By Mike Wackett
Shippers have broadly welcomed the proposed vessel-sharing agreement alliance between Maersk Line and MSC. The European Shippers’ Council (ESC) has called the plan for a 2M Alliance “less worrying for shippers than the planned P3”. And former Chair of the Asian Shippers’ Council, John Lu, said it would be “good news, because it will provide better services, with more sailings and services to more ports”.
However, Cai Jiangxiang, Vice-Chairman of the China Shippers’ Association, which had lobbied its government to veto the P3 network, said there were still concerns about market share. The 2M’s combined share of the trade between Asia and Europe would be above 30%, he said. “If they are able to utilise their capacity really well, they could grab a higher market share.”

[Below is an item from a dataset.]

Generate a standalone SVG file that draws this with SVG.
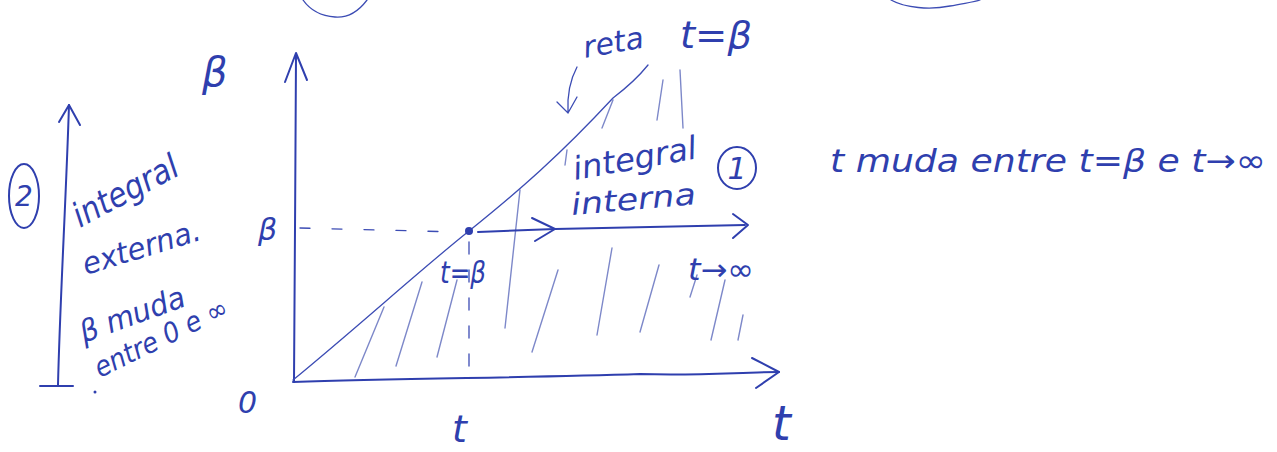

However, Maersk Line CEO Soren Skou said the 2M’s market share between Asia and Europe “would be below 30 per cent”, and within the parameters of the European Commission’s consortia block exemption regulation from EU anti-trust rules allowing liner shipping carriers to enter into co-operation agreements and to rationalise their activities. After public consultation, the liner shipping consortia exemption was recently extended by another five years by the EC until April 2020. But the ESC argues that even if the 2M’s market share is below the 30 per cent threshold, it is still sufficient to be of concern and to require careful monitoring by EU competition watchdogs.
The ESC suggested that the performance monitoring conditions sought by the US FMC for the P3 “would be sufficient to reassure shippers in some aspects”. Notwithstanding that the P3’s 40 per cent-plus market share proposal had been approved by European regulators before hitting the buffers in China, the ESC added: “Furthermore, a centralised notification system should be created to ensure that shippers get service modification (including transit time and port calls) long enough in advance to be able to take these modifications into consideration in their transport plan.” Indeed, one of the biggest gripes expressed by shippers to The Loadstar is the lack of notice and communication regarding blanked sailings.
On the sidelines of the recent TOC Container Supply Chain event in London, Kuehne + Nagel’s intra-Europe trade manager, Helge Neumann-Lezius, said blanked sailings gave his company “a major headache”. He said: “My biggest complaint is the lack of notice. We sometimes only get a few days’ warning [of a blanked sailing] from the carrier, and this can put massive pressure on the supply chain.”
Having had their fingers badly burned by the rejection of the P3, one would expect Maersk and MSC to have taken some very good soundings – specifically in China – on the prospects for the success of their new plan.
Indeed, taking out costs and improving efficiency were the reasons given by Maersk and MSC for forming the 2M alliance.
Meanwhile, the Shanghai Containerized Freight Index of spot rates from Asia this week plunged by $114 per TEU to North Europe, to $1,302, and by $133 per TEU to Mediterranean ports, to $1,567, confirming the continued need for carriers to drive for better vessel utilisation and economies of scale.